>Your sympathy for people who owe money is misplaced. We already have tax and welfare that transfers money from the rich to the poor.
Your sympathies for the banks and the rich are misplaced. We already have corporate welfare and a financial system that guarantees outsized profits combined with no-matter-what CEO compensation on the upside, and stop-losses insured by taxpayers on the downside.
I don't care about the banks, that is a separate issue. There is a competitive market for loans. Making it effectively cheaper to default on a loan will subsidize people who default, at the expense of people who do not.
I am saying that we should not be transferring money from people who choose to default over those who do not. We should be transferring money from people who are wealthy to people who are not. Which is what taxation and welfare does.
Try to focus on what I am saying rather than the bad guys that you falsely assume I represent.
>Try to focus on what I am saying rather than the bad guys that you falsely assume I represent.
My apologies. I did mis-read the link that you were drawing between people who owe money and the poor; or rather, that your very point was that there is not necessarily a link.
I don't agree with your conclusion, however, as there is a large and growing swath of people who may not be "poor" enough to receive welfare per se, but who struggle financially and are in over their heads. That may well be largely who we are talking about here. So, my confusion came in because I hadn't linked what you were de-linking in the first place. That is, I don't see this as a scheme to bring equity to poor people who are already served by welfare and other transfers under the tax code.
So, let me rephrase. Why is it that we use value-judgment loaded phrases like "misplaced sympathy" to describe people who owe money? And, why do we emphasize fears of market distortion and moral hazard produced by debt-forgiveness so much more than for bailouts, corporate welfare, outsized CEO pay, etc.?
I have nothing against taking a person's debt into account when deciding on matters of welfare. Bankruptcy is one option, but maybe the government should sometimes help people who would otherwise face bankruptcy.
My problem is with equating debt, as opposed to poverty in general, with being owed support by others. Hence the "misplaced sympathy". We do need to encourage responsibility while at the same time looking after people no matter what situation they find themselves in.
On your final point, there is no "we". On bailouts, there was no other option (from the point of view of the people making the decision). I already pointed to tax and welfare as another option for helping poor people. On corporate welfare and CEO pay these are not really anything to do with moral hazard so I don't know what your point was.
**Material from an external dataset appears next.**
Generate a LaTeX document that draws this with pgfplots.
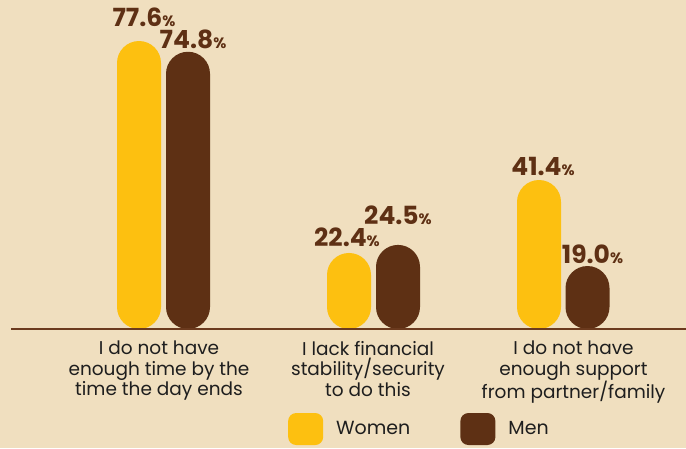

>My problem is with equating debt, as opposed to poverty in general, with being owed support others.
Again, "owed support" seems to carry some sort of moral judgment. What does it mean? Perhaps you can qualify that. I mean, are you trying to say that poor people are "owed support" because poverty is more systemic and cyclical, while debt is viewed as more of a choice? Because, I would argue that the latter is not nearly as clean as that.
But, kudos that you seem to realize this to some extent and are now allowing (or clarifying) that perhaps some indebted people are deserving of help vs. lumping them all into the "unworthy of sympathy" bucket.
>On corporate welfare and CEO pay these are not really anything to do with moral hazard so I don't know what your point was.
That's why I wrote "market distortion and moral hazard". These would be examples of the former. Outsized CEO pay does not exactly suggest a meritocracy in our labor market (especially when the CEO has driven his company over a cliff). Likewise, corporate welfare isn't exactly free-market activity.
The overarching point is that we seem to be hell-bent on accountability, personal responsibility, protecting the markets, etc. when it comes to individuals to the point where it rises to the level of morality judgments. But, we allow corporate welfare, bailouts, outlandish CEO pay etc. with barely a peep.
For instance, people are taught that walking away from a mortgage on a home whose value has plummeted is dishonest and basically evil. But, deliberately creating and selling bad debt and leveraging it ad infinitum to enormous profits not only slides by with merely a few grumbles, but the perpetrators are handsomely rewarded and are the very people to whom the debtors are supposedly morally accountable. It's a crazy double-standard.
So, when someone comes along and proposes to help individuals as the OP did, we start pontificating about the perils of distorting the market (which is already grossly distorted), and we try to carefully parse out who is "deserving", etc.
It's ridiculous, really. And I am suggesting that when people toe this party line, they are supporting this inequity, even when it is not their intent.
Your sympathies for the banks and the rich are misplaced. We already have corporate welfare and a financial system that guarantees outsized profits combined with no-matter-what CEO compensation on the upside, and stop-losses insured by taxpayers on the downside.